# [WHAT THE TASK REQUIRES]
Your task is to retype, word for word, the lines from the start of the data through the line holding "79.5, 79.5, 79.5];". Do not include the pictures.

■ ■ ■ ■ ■ ■ ■

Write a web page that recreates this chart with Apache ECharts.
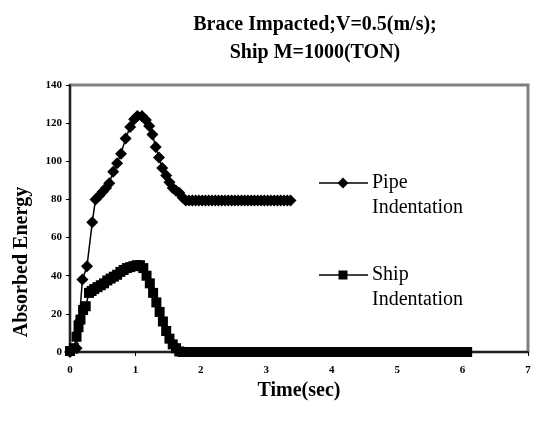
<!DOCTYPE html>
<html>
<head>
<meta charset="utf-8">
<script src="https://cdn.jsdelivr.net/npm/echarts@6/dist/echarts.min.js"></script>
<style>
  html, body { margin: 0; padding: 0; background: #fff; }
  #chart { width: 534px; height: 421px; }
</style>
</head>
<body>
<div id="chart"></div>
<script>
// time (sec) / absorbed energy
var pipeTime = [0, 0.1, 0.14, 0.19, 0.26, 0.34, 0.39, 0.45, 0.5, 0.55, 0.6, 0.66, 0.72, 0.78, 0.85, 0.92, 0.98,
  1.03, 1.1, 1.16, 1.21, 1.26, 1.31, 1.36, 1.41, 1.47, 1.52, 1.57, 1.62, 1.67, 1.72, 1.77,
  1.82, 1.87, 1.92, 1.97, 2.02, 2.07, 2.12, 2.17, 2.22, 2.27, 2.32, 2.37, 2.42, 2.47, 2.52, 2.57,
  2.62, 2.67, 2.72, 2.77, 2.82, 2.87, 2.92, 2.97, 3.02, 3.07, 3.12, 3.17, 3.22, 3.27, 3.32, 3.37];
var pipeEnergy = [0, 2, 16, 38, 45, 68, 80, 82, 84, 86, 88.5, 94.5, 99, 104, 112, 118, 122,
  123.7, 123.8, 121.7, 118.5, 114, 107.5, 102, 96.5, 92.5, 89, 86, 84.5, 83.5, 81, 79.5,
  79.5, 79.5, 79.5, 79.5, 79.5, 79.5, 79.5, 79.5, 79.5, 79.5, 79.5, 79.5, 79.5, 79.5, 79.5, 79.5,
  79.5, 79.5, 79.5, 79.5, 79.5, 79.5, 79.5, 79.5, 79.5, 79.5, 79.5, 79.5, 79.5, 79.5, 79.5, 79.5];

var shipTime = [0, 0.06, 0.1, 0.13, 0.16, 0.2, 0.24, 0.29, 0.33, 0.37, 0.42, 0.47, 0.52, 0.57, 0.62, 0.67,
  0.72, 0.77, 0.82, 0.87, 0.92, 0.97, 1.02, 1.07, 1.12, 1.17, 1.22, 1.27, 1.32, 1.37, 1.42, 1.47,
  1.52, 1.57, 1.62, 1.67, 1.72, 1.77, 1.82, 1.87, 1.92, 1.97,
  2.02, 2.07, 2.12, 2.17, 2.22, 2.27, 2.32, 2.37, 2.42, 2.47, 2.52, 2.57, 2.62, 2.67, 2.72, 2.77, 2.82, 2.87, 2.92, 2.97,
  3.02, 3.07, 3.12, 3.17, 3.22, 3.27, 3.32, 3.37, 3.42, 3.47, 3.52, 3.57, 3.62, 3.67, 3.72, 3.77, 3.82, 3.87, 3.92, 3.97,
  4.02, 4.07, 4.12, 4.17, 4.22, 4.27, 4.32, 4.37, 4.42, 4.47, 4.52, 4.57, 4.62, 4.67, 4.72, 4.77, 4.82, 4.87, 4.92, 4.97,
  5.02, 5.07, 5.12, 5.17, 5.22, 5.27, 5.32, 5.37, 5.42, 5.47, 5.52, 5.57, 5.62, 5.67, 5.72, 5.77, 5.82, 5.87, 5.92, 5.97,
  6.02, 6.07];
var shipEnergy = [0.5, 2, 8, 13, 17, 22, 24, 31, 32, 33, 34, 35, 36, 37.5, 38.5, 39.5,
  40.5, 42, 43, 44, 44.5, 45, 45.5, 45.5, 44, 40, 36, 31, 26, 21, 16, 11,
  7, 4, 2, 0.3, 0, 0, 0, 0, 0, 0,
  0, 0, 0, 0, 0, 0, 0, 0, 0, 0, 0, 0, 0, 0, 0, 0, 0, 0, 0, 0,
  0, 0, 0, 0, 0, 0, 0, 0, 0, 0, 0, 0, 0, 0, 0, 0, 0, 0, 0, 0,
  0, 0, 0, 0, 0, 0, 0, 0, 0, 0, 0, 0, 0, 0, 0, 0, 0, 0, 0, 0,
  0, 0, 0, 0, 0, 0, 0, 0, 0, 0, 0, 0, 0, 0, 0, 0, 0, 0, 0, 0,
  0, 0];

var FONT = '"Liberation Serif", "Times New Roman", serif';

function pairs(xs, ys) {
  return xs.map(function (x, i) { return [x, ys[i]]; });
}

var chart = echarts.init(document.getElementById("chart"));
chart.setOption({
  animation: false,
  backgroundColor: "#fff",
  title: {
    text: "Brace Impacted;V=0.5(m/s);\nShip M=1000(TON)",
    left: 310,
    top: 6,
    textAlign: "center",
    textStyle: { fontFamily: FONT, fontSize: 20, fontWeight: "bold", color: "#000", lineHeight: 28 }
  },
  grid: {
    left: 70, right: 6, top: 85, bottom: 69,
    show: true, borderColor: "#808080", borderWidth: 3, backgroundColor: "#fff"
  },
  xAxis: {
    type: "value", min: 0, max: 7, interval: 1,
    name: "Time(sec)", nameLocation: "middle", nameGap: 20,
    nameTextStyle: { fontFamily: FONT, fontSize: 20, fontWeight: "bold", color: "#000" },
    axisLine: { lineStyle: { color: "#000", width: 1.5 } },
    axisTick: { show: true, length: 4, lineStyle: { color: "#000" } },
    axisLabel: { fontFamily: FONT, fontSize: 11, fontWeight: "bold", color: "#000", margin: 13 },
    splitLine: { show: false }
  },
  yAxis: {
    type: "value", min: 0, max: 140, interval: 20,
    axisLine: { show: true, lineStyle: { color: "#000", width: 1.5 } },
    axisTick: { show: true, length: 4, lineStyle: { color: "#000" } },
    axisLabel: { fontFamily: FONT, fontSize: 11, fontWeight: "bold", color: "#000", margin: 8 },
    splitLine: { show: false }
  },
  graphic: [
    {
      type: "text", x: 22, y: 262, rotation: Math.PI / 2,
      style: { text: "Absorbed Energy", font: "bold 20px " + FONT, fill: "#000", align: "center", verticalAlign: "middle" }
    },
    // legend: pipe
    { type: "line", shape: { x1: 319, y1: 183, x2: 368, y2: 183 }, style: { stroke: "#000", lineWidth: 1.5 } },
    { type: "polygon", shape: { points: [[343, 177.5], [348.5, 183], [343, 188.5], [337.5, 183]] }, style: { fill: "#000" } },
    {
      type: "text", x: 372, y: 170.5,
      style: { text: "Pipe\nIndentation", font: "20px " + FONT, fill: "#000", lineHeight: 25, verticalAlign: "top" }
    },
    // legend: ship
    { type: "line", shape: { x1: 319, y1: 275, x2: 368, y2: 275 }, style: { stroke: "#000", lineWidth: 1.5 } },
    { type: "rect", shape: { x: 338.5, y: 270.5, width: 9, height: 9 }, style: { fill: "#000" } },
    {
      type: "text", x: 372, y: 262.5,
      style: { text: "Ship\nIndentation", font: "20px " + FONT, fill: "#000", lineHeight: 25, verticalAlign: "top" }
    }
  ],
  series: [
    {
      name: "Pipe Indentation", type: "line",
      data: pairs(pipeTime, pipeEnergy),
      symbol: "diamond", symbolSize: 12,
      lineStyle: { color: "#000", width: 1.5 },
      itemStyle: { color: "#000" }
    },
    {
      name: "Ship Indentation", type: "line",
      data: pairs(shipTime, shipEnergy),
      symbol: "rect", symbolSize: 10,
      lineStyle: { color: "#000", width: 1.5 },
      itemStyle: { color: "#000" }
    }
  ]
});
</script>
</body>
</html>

■ ■ ■ ■ ■ ■ ■

# [COMPLETE RESPONSE]
Write a web page that recreates this chart with Apache ECharts.
<!DOCTYPE html>
<html>
<head>
<meta charset="utf-8">
<script src="https://cdn.jsdelivr.net/npm/echarts@6/dist/echarts.min.js"></script>
<style>
  html, body { margin: 0; padding: 0; background: #fff; }
  #chart { width: 534px; height: 421px; }
</style>
</head>
<body>
<div id="chart"></div>
<script>
// time (sec) / absorbed energy
var pipeTime = [0, 0.1, 0.14, 0.19, 0.26, 0.34, 0.39, 0.45, 0.5, 0.55, 0.6, 0.66, 0.72, 0.78, 0.85, 0.92, 0.98,
  1.03, 1.1, 1.16, 1.21, 1.26, 1.31, 1.36, 1.41, 1.47, 1.52, 1.57, 1.62, 1.67, 1.72, 1.77,
  1.82, 1.87, 1.92, 1.97, 2.02, 2.07, 2.12, 2.17, 2.22, 2.27, 2.32, 2.37, 2.42, 2.47, 2.52, 2.57,
  2.62, 2.67, 2.72, 2.77, 2.82, 2.87, 2.92, 2.97, 3.02, 3.07, 3.12, 3.17, 3.22, 3.27, 3.32, 3.37];
var pipeEnergy = [0, 2, 16, 38, 45, 68, 80, 82, 84, 86, 88.5, 94.5, 99, 104, 112, 118, 122,
  123.7, 123.8, 121.7, 118.5, 114, 107.5, 102, 96.5, 92.5, 89, 86, 84.5, 83.5, 81, 79.5,
  79.5, 79.5, 79.5, 79.5, 79.5, 79.5, 79.5, 79.5, 79.5, 79.5, 79.5, 79.5, 79.5, 79.5, 79.5, 79.5,
  79.5, 79.5, 79.5, 79.5, 79.5, 79.5, 79.5, 79.5, 79.5, 79.5, 79.5, 79.5, 79.5, 79.5, 79.5, 79.5];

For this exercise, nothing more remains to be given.